I have the following scenario:
I have two Windows servers on AWS that run an application via IIS. For particularities of the application, they work with HTTP load balancing on the IIs.
To reduce costs, I was asked, that the second instance is only started when the first one reaches 90% CPU usage or 85% memory usage.
In my zone (sa-east-1), there are still no Auto Scaling Groups.
Initially, I created a cloudwatch event to start the second instance when it detected high CPU usage at first. The problem is that Cloudwatch, natively still does not monitor memory and so far I'm having trouble customizing this type of monitoring.
Is there any other way for me to be able to start the second instance based on the above conditions?
Since the first instance is always running, it might be something Windows-level, some powershell that detects the high memory usage and start the second?

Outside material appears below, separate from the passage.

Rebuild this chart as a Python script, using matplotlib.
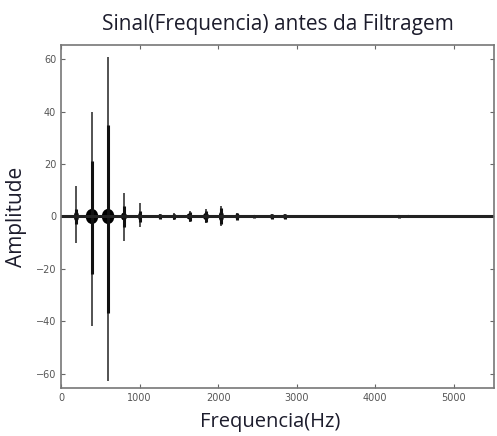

The script to start instances via powershell I already own, I just need help with how to detect the high memory usage event to start the second instance from it.
or some third-party application that does so...
Thanks!
Auto Scaling groups are available in sa-east-1, so use them
Pick one metric upon which to scale (memory OR CPU), do not pick both otherwise it would be confusing how to scale when one metric is high and the other is low.
If you wish to monitor Windows memory in CloudWatch, see: Sending Logs, Events, and Performance Counters to Amazon CloudWatch - Amazon Elastic Compute Cloud
Also, be careful using a metric such as "memory usage" to measure the need to launch more instances. Some systems use garbage collection to free-up memory, but only when available memory is low (rather than continuously).
Plus, make sure your application is capable of running across multiple instances, such as putting it behind a load balancer (depending on what the application actually does).

AWS cloudwatch custom metrics on AWS-Auto Scaling

I have auto-scaling setup currently listed to the CPU usage on scaling in & out. Now there are scenarios that our servers got out of service due to out of memory, I applied custom metrics to get those data on the instance using the Perl scripts. Is it possible to have a scaling policy that listed to those custom metrics?
Yes!
Just create an Alarm (eg Memory-Alarm) on the Custom Metric and then adjust the Auto Scaling group to scale based on the Memory-Alarm.
You should pick one metric to trigger the scaling (CPU or Memory) -- attempting to scale with both could cause problems where one alarm is high and another is low.
Update:
When creating an Alarm on an Auto Scaling group, it uses only one alarm and the alarm uses an aggregated metric across all instances. For example, it might be Average CPU Utilization. So, if one instance is at 50% and another is at 100%, the metric will be 75%. This way, it won't add instances just because one instance is too busy.
This will probably cause a problem for your memory metric because aggregating memory across the group makes no sense. If one machine has zero memory but another has plenty of memory, it won't add more instances. This is fine because one machine can handle more load, but it won't really be a good measure of 'how busy' the servers are.
If you are experiencing "servers got out of service due to out of memory", the best thing you should do is to configure the Health Check on the load balancer such that it can detect whether an instance can handle requests. If the Auto Scaling health check fails on an instance, then it will stop sending requests to that server until the Health Check is successful. This is the correct way to identify specific instances that are having problems, rather than trying to scale-out.
At any rate, you should investigate your memory issues and determine whether it is actually related to load (how many requests are being handled) or whether it's a memory leak in the application.